Imagine what the group would have had to report back to the home planet if they had lived in Las Vegas instead of Ohio. In part of the city they’d have found women with feathers like a bird, alcohol that flowed like a river and generally just a pocket of civilization that doesn’t adhere to cultural norms. How confused would they have been to learn about gambling? What would they have done at a buffet?

“Psych”

“Psych” just announced it won’t be returning after its eighth season, but we would have loved if it had moved to Las Vegas instead.

The series is about an underachiever, Shawn, who convinces the Santa Barbara Police Department that he is a psychic, rather than just having heightened observational skills and detective instincts.

Shawn partners with his best friend, Gus, to start a psychic detective agency, and the two solve an impressive number of crimes for the police department. They often find themselves in comedic situations due to Shawn’s willingness to look like a fool to get information for a case.

Shawn and Gus have been known to take parts as a Minor League Baseball mascot, a star in a Spanish soap opera, vampires and an NFL player, to name a few, all to get information for a case.
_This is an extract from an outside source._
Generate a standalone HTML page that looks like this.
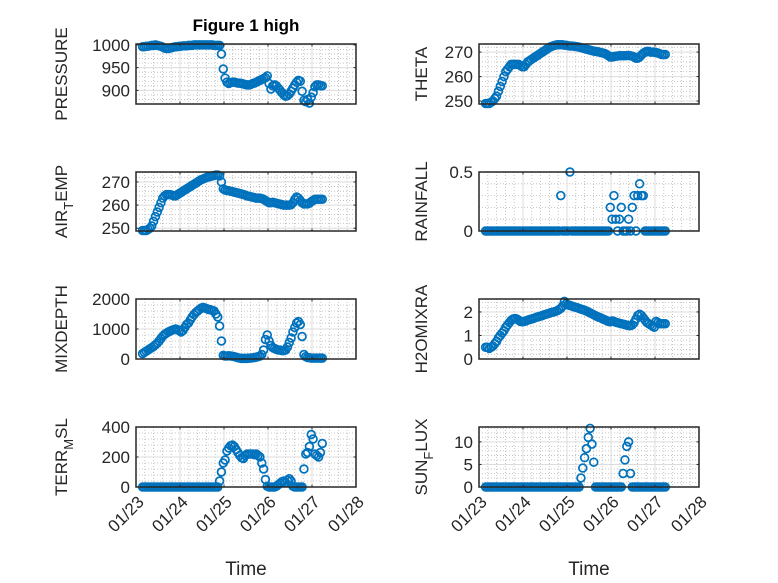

Their antics often land them in trouble with the criminals they’re pursuing and leave them using ridiculous disguises in order to escape desperate situations.

Bring them to Las Vegas and they have a playground that never sleeps and an endless supply of quirky disguises and weird jobs they can take on while solving cases for Metro.

“Mob City”

“Mob City” is set in Los Angeles and based on real-life accounts of Los Angeles Police Department officers dealing with gangsters in the 1940s. The decades-long conflict between the police and the L.A. mob, led by Bugsy Siegel, is showcased in a fast-paced crime drama that portrays the city as one that, on the surface, was about glamour, fame and new beginnings, but had a dark underground where corruption reached deep within the police department.

We’d have to use some creative license to shift the events to Las Vegas, we know, but with the city’s mob history, it’s not a stretch to imagine the show here. And where better to show the contrast between the neon and glitz of above-ground life and the shady dark-alley dealings of the mob than in Sin City?